Q&A: Chicken with Milk
Chicken with Milk
Question
According to the view of Maimonides (Laws of Forbidden Foods 9:4) and the Shulchan Arukh (Yoreh De'ah 87:3), that poultry with milk is forbidden to eat by rabbinic decree lest one come to eat the meat of an animal with milk, yet it is permitted in cooking and deriving benefit, why were they not also concerned to forbid cooking and benefit lest one come to cook and derive benefit from the meat of an animal with milk?
Answer
The question depends on how you define the concern that one may come to cook meat with milk. As in any case of concern, two formulations can be suggested here: 1. Through the very act of cooking that you do here, you will come to add and cook meat with milk. 2. If poultry with milk is permitted to you, then on another occasion you will come to cook or eat meat with milk (and in fact not necessarily you—others may come to do so). Under the first formulation, your question would make sense, but that is not a reasonable formulation. There is no reason that through this very act I would come to cook or eat meat with milk. The concern is about other cases. Therefore, if they forbid me to eat poultry with milk, that serves as a marker that stops the slide toward meat with milk. At the same time, people will understand that poultry is not meat, and even if with poultry cooking is permitted, with meat it is forbidden.
Discussion on Answer
So it's a good thing that a person does not make decrees for himself. For that there is a Sanhedrin to decide. I don't think there are general criteria. In every place where they see a problem, they try to solve it.

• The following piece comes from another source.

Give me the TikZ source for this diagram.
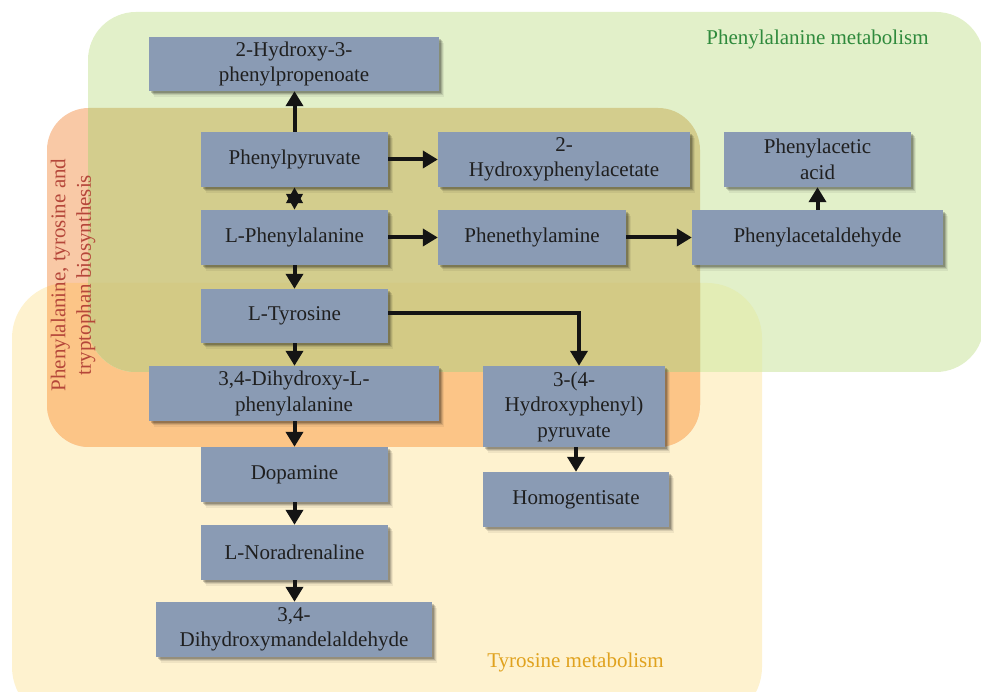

By the way, as Rabbi Kook wrote, sometimes this is an extension of the Torah-level problem and not merely a concern lest one come to another transgression. Like the two kinds of rabbinic Sabbath restrictions: an extension of the Torah-level prohibited labor, or a concern lest one come to Torah-level prohibited labor. In certain cases, the concern lest one come to a Torah prohibition is only an indication that there is also something problematic in this action itself, since it resembles the action prohibited by Torah law.
I understand, thanks.
Meta-halakhic note: I really don't understand the mechanism of “lest one come to…,” or of appearance, “lest someone else see and think that….” All the laws that arise from these considerations seem completely arbitrary to me. One person says we should be concerned lest one come to A, another says lest one come to B, and a third is not concerned at all, and so on. It all seems subjective. In short, how do we know when there is a real concern of “lest one come to” and when there isn't? Sometimes there is a dispute among halakhic decisors, and one says we are concerned and another says we are not—what is the basis of the dispute? Is it just that one is pessimistic and the other optimistic?